Task prompt –
Exactly the lines from the one with "Write a Python" through the one with "plt.rcParams['mathtext.default'] = 'regular'", inclusive, are to be repeated, and the pictures are not.
* Start *
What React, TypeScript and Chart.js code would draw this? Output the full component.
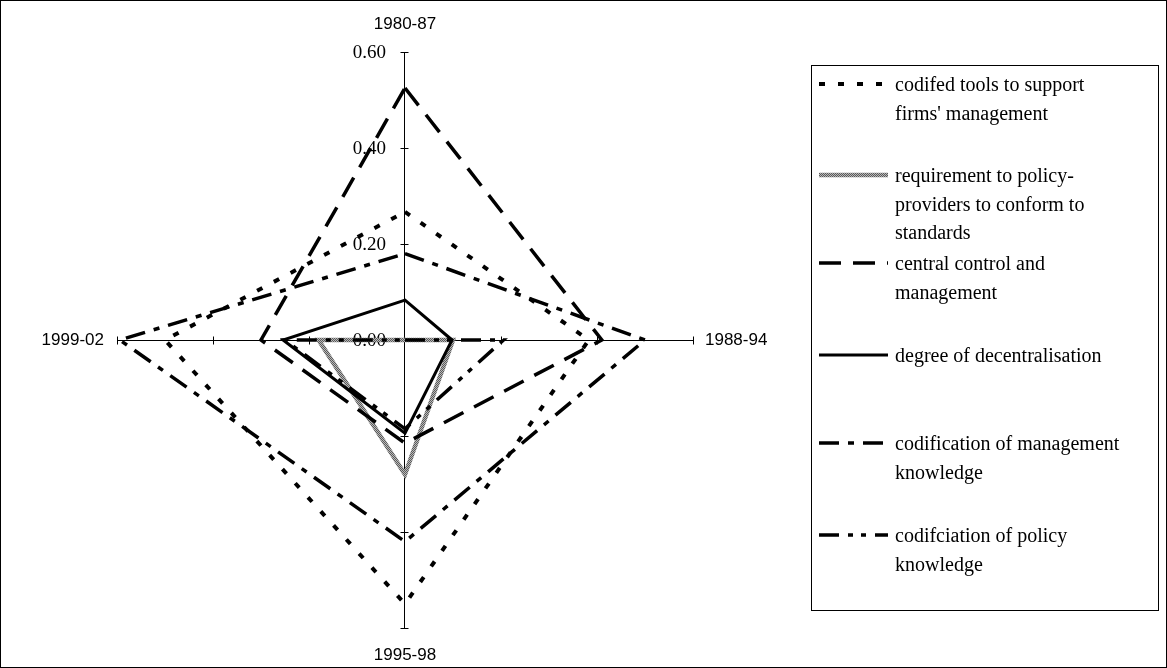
import React, { useEffect, useRef } from 'react';
import { Chart, registerables } from 'chart.js';

Chart.register(...registerables);

// ---- data ----
const periods = ['1980-87', '1988-94', '1995-98', '1999-02'];
const tickValues = [0, 0.2, 0.4, 0.6];
const codifiedTools = [0.267, 0.383, 0.55, 0.5];
const requirementStandards = [0.0, 0.1, 0.28, 0.18];
const centralControl = [0.525, 0.41, 0.215, 0.3];
const decentralisation = [0.083, 0.098, 0.194, 0.254];
const managementKnowledge = [0.18, 0.5, 0.42, 0.594];
const policyKnowledge = [0.0, 0.205, 0.185, 0.25];

const legendLines = [
  ['codifed tools to support', "firms' management"],
  ['requirement to policy-', 'providers to conform to', 'standards'],
  ['central control and', 'management'],
  ['degree of decentralisation'],
  ['codification of management', 'knowledge'],
  ['codifciation of policy', 'knowledge'],
];

const seriesValues = [
  codifiedTools,
  requirementStandards,
  centralControl,
  decentralisation,
  managementKnowledge,
  policyKnowledge,
];

// ---- styles ----
function grayPattern(): CanvasPattern | string {
  const c = document.createElement('canvas');
  c.width = 2;
  c.height = 2;
  const g = c.getContext('2d');
  if (!g) return '#999999';
  g.fillStyle = '#b8b8b8';
  g.fillRect(0, 0, 2, 2);
  g.fillStyle = '#5a5a5a';
  g.fillRect(0, 0, 1, 1);
  g.fillRect(1, 1, 1, 1);
  const p = g.createPattern(c, 'repeat');
  return p || '#999999';
}

const seriesStyles: { color: any; width: number; dash: number[] }[] = [
  { color: '#000000', width: 4, dash: [6, 13] },
  { color: '#999999', width: 4.5, dash: [] },
  { color: '#000000', width: 3.5, dash: [22, 12] },
  { color: '#000000', width: 3, dash: [] },
  { color: '#000000', width: 3.5, dash: [20, 9, 6, 9] },
  { color: '#000000', width: 3.5, dash: [20, 9, 5, 8, 5, 9] },
];

const W = 1167;
const H = 668;
const SERIF = '"Liberation Serif", "Times New Roman", serif';
const SANS = '"Liberation Sans", Arial, sans-serif';
const legendBox = { x: 811.5, y: 65.5, w: 347, h: 545 };
const legendRowY = [86, 177, 265, 357, 445, 537];
const legendLineHeight = 28.5;

const decorPlugin = {
  id: 'decor',
  beforeDatasetsDraw(chart: any) {
    const ctx = chart.ctx as CanvasRenderingContext2D;
    const scale = chart.scales.r;
    ctx.save();
    ctx.strokeStyle = '#000';
    ctx.lineWidth = 1;
    const cx = Math.round(scale.xCenter) - 0.5;
    const cy = Math.round(scale.yCenter) + 0.5;
    // axes
    for (let i = 0; i < periods.length; i++) {
      const p = scale.getPointPositionForValue(i, 0.6);
      const ex = Math.abs(p.x - scale.xCenter) < 1 ? cx : Math.round(p.x);
      const ey = Math.abs(p.y - scale.yCenter) < 1 ? cy : Math.round(p.y);
      ctx.beginPath();
      ctx.moveTo(cx, cy);
      ctx.lineTo(ex, ey);
      ctx.stroke();
    }
    // tick marks on each axis
    for (let i = 0; i < periods.length; i++) {
      for (const v of tickValues) {
        if (v === 0) continue;
        const p = scale.getPointPositionForValue(i, v);
        ctx.beginPath();
        if (i % 2 === 0) {
          const y = Math.round(p.y) + 0.5;
          ctx.moveTo(cx - 4, y);
          ctx.lineTo(cx + 4, y);
        } else {
          const x = Math.round(p.x) + 0.5;
          ctx.moveTo(x, cy - 4);
          ctx.lineTo(x, cy + 4);
        }
        ctx.stroke();
      }
    }
    // tick labels on top axis
    ctx.fillStyle = '#000';
    ctx.font = `19px ${SERIF}`;
    ctx.textAlign = 'right';
    ctx.textBaseline = 'middle';
    for (const v of tickValues) {
      const p = scale.getPointPositionForValue(0, v);
      ctx.fillText(v.toFixed(2), p.x - 19, p.y + 1);
    }
    ctx.restore();
  },
  afterDraw(chart: any) {
    const ctx = chart.ctx as CanvasRenderingContext2D;
    const scale = chart.scales.r;
    ctx.save();
    // point labels
    ctx.fillStyle = '#000';
    ctx.font = `17px ${SANS}`;
    ctx.textBaseline = 'middle';
    const top = scale.getPointPositionForValue(0, 0.6);
    ctx.textAlign = 'center';
    ctx.fillText(periods[0], top.x, top.y - 28);
    const right = scale.getPointPositionForValue(1, 0.6);
    ctx.textAlign = 'left';
    ctx.fillText(periods[1], right.x + 12, right.y);
    const bottom = scale.getPointPositionForValue(2, 0.6);
    ctx.textAlign = 'center';
    ctx.fillText(periods[2], bottom.x, bottom.y + 27);
    const left = scale.getPointPositionForValue(3, 0.6);
    ctx.textAlign = 'right';
    ctx.fillText(periods[3], left.x - 13, left.y);

    // legend
    ctx.strokeStyle = '#000';
    ctx.lineWidth = 1;
    ctx.strokeRect(legendBox.x, legendBox.y, legendBox.w, legendBox.h);
    ctx.font = `20px ${SERIF}`;
    ctx.textAlign = 'left';
    ctx.textBaseline = 'middle';
    const dsets = chart.data.datasets;
    for (let i = 0; i < legendLines.length; i++) {
      const st = seriesStyles[i];
      const y = legendRowY[i];
      ctx.beginPath();
      ctx.setLineDash(st.dash);
      ctx.lineWidth = st.width;
      ctx.strokeStyle = dsets[i].borderColor;
      ctx.moveTo(819, y - 2);
      ctx.lineTo(888, y - 2);
      ctx.stroke();
      ctx.setLineDash([]);
      ctx.fillStyle = '#000';
      legendLines[i].forEach((t, k) => {
        ctx.fillText(t, 895, y + k * legendLineHeight);
      });
    }
    // outer frame
    ctx.strokeStyle = '#000';
    ctx.lineWidth = 1;
    ctx.strokeRect(0.5, 0.5, W - 1, H - 1);
    ctx.restore();
  },
};

export default function App() {
  const ref = useRef<HTMLCanvasElement | null>(null);
  useEffect(() => {
    if (!ref.current) return;
    const pattern = grayPattern();
    const datasets = seriesValues.map((vals, i) => ({
      label: legendLines[i].join(' ').replace('policy- ', 'policy-'),
      data: vals,
      borderColor: i === 1 ? pattern : seriesStyles[i].color,
      borderWidth: seriesStyles[i].width,
      borderDash: seriesStyles[i].dash,
      borderCapStyle: 'butt' as const,
      borderJoinStyle: 'miter' as const,
      backgroundColor: 'transparent',
      fill: false,
      pointRadius: 0,
      pointHoverRadius: 0,
      tension: 0,
      order: seriesValues.length - i,
    }));
    const chart = new Chart(ref.current, {
      type: 'radar',
      data: { labels: periods, datasets: datasets as any },
      options: {
        responsive: false,
        animation: false,
        devicePixelRatio: 1,
        layout: { padding: { left: 117, top: 52, right: W - 693, bottom: H - 628 } },
        plugins: { legend: { display: false }, tooltip: { enabled: false } },
        scales: {
          r: {
            min: 0,
            max: 0.6,
            ticks: { display: false, stepSize: 0.2 },
            grid: { display: false },
            angleLines: { display: false },
            pointLabels: { display: false },
          },
        },
      },
      plugins: [decorPlugin],
    });
    return () => chart.destroy();
  }, []);
  return (
    <div style={{ position: 'absolute', left: 0, top: 0, width: W, height: H, background: '#fff' }}>
      <canvas ref={ref} width={W} height={H} style={{ width: W, height: H, display: 'block' }} />
    </div>
  );
}
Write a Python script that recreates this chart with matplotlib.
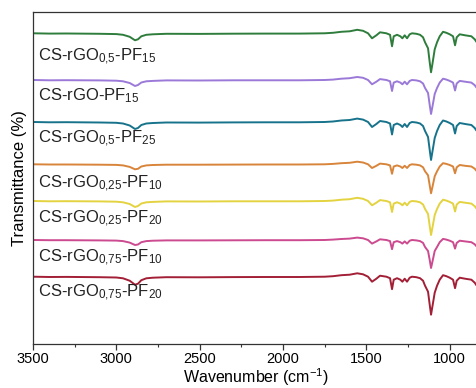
import numpy as np
import matplotlib.pyplot as plt

plt.rcParams['font.family'] = ['Liberation Sans', 'DejaVu Sans']
plt.rcParams['mathtext.default'] = 'regular'

# shared wavenumber grid (cm-1)
wavenumber = [3500, 3400, 3300, 3100, 3000, 2960, 2920, 2888, 2870, 2850,
              2820, 2780, 2700, 2500, 2300, 2100, 1900, 1750, 1700, 1650,
              1600, 1555, 1520, 1490, 1466, 1440, 1418, 1380, 1358, 1346,
              1336, 1316, 1296, 1284, 1270, 1256, 1240, 1226, 1200, 1178,
              1160, 1148, 1130, 1120, 1112, 1104, 1090, 1076, 1060, 1040,
              1020, 1000, 980, 968, 958, 940, 908, 870, 850, 842]

# absorption depth below each curve's baseline
pf15_05 = [0, 0.3, 0.2, 0.5, 0.8, 1.5, 3.5, 7, 6, 3,
           1.5, 1, 0.5, 0.6, 0.4, 0.3, 0.3, 0, -0.5, -1.5,
           -2, -3.5, -2.5, 0, 5, 2, -1, 0, 1.5, 13,
           3, 1.5, 3, 5, 2, 5, 1, 0, 0.5, 1.5,
           4, 9, 15, 29, 39, 31, 16, 9, 3, -1.5,
           -0.5, 1, 3, 12, 4, 1, 2, 3, 6, 8]
pf15 = [0, 0.3, 0.2, 0.4, 0.7, 1.3, 3, 6, 5, 2.5,
        1.3, 0.9, 0.4, 0.5, 0.3, 0.3, 0.3, 0, -0.4, -1.3,
        -1.8, -3, -2.2, 0, 4.3, 1.7, -0.9, 0, 1.3, 11,
        2.6, 1.3, 2.6, 4.3, 1.7, 4.3, 0.9, 0, 0.4, 1.3,
        3.5, 8, 13, 25, 34, 27, 14, 8, 2.6, -1.3,
        -0.4, 0.9, 2.6, 10.5, 3.5, 0.9, 1.7, 2.6, 5.2, 7]
pf25_05 = [0, 0.3, 0.2, 0.5, 0.8, 1.5, 3.5, 7, 6, 3,
           1.5, 1, 0.5, 0.6, 0.4, 0.3, 0.3, 0, -0.5, -1.5,
           -2, -3.4, -2.4, 0, 5, 2, -1, 0, 1.5, 12.5,
           3, 1.5, 3, 5, 2, 5, 1, 0, 0.5, 1.5,
           4, 9, 15, 28, 38, 30, 16, 9, 3, -1.5,
           -0.5, 1, 3, 11.5, 4, 1, 2, 3, 6, 8]
pf10_025 = [0, 0.2, 0.2, 0.4, 0.6, 1.1, 2.6, 5, 4.5, 2.2,
            1.1, 0.7, 0.4, 0.4, 0.3, 0.2, 0.2, 0, -0.4, -1.1,
            -1.5, -2.6, -1.8, 0, 3.7, 1.5, -0.7, 0, 1.1, 9.5,
            2.2, 1.1, 2.2, 3.7, 1.5, 3.7, 0.7, 0, 0.4, 1.1,
            3, 7, 11, 21, 29, 23, 12, 7, 2.2, -1.1,
            -0.4, 0.7, 2.2, 9, 3, 0.7, 1.5, 2.2, 4.4, 6]
pf20_025 = [0, 0.3, 0.2, 0.4, 0.7, 1.3, 3, 6, 5, 2.5,
            1.3, 0.9, 0.4, 0.5, 0.3, 0.3, 0.3, 0, -0.4, -1.3,
            -1.8, -3.2, -2.2, 0, 4.3, 1.7, -0.9, 0, 1.3, 11,
            2.6, 1.3, 2.6, 4.3, 1.7, 4.3, 0.9, 0, 0.4, 1.3,
            3.5, 8, 13, 25, 34, 27, 14, 8, 2.6, -1.3,
            -0.4, 0.9, 2.6, 10.5, 3.5, 0.9, 1.7, 2.6, 5.2, 7]
pf10_075 = [0, 0.2, 0.2, 0.4, 0.6, 1.1, 2.6, 5, 4.5, 2.2,
            1.1, 0.7, 0.4, 0.4, 0.3, 0.2, 0.2, 0, -0.4, -1.0,
            -1.4, -2.4, -1.7, 0, 3.6, 1.4, -0.7, 0, 1.1, 9.2,
            2.2, 1.1, 2.2, 3.6, 1.4, 3.6, 0.7, 0, 0.4, 1.1,
            2.9, 7, 11, 20, 28, 22, 11, 7, 2.2, -1.1,
            -0.4, 0.7, 2.2, 8.6, 2.9, 0.7, 1.4, 2.2, 4.3, 5.8]
pf20_075 = [0, 0.3, 0.2, 0.5, 0.8, 1.6, 4, 8, 7, 3.5,
            1.6, 1, 0.5, 0.6, 0.4, 0.3, 0.3, 0, -0.5, -1.5,
            -2, -3.4, -2.4, 0, 5, 2, -1, 0, 1.5, 12.5,
            3, 1.5, 3, 5, 2, 5, 1, 0, 0.5, 1.5,
            4, 9, 15, 28, 38, 30, 16, 9, 3, -1.5,
            -0.5, 1, 3, 11.5, 4, 1, 2, 3, 6, 8]

series = [pf15_05, pf15, pf25_05, pf10_025, pf20_025, pf10_075, pf20_075]
labels = [r'CS-rGO$_{0{,}5}$-PF$_{15}$', r'CS-rGO-PF$_{15}$',
          r'CS-rGO$_{0{,}5}$-PF$_{25}$', r'CS-rGO$_{0{,}25}$-PF$_{10}$',
          r'CS-rGO$_{0{,}25}$-PF$_{20}$', r'CS-rGO$_{0{,}75}$-PF$_{10}$',
          r'CS-rGO$_{0{,}75}$-PF$_{20}$']
colors = ['#2f7d3c', '#9b79d8', '#17738b', '#d8853b', '#e4d340', '#cc4a8f', '#a21f36']
offsets = [310.7, 264, 222, 179.7, 143, 104, 67.3]
label_y = [283, 244, 201, 156, 121, 82, 47]

fig = plt.figure(figsize=(4.76, 3.88), dpi=100)
ax = fig.add_axes([0.0693, 0.1134, 0.935, 0.8557])

wn = np.array(wavenumber)
for s, lab, c, off, ly in zip(series, labels, colors, offsets, label_y):
    ax.plot(wn, off - np.array(s), color=c, lw=1.4)
    ax.text(3470, ly, lab, fontsize=12, color='#222222', va='baseline', ha='left')

ax.set_xlim(3500, 830)
ax.set_ylim(0, 332)
ax.set_xticks([3500, 3000, 2500, 2000, 1500, 1000])
ax.set_xticks([3250, 2750, 2250, 1750, 1250], minor=True)
ax.set_yticks([])
ax.spines['right'].set_visible(False)
for sp in ['left', 'bottom', 'top']:
    ax.spines[sp].set_color('#333333')
    ax.spines[sp].set_linewidth(0.9)
ax.tick_params(axis='x', which='major', length=4, width=0.9, labelsize=10.5, color='#333333', pad=2)
ax.tick_params(axis='x', which='minor', length=2.5, width=0.8, color='#333333')
ax.set_xlabel('Wavenumber (cm$^{-1}$)', fontsize=11.5, labelpad=0)
ax.set_ylabel('Transmittance (%)', fontsize=12, labelpad=4)

fig.savefig('out.png', dpi=100)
* End *
Expected output –
Write a Python script that recreates this chart with matplotlib.
import numpy as np
import matplotlib.pyplot as plt

plt.rcParams['font.family'] = ['Liberation Sans', 'DejaVu Sans']
plt.rcParams['mathtext.default'] = 'regular'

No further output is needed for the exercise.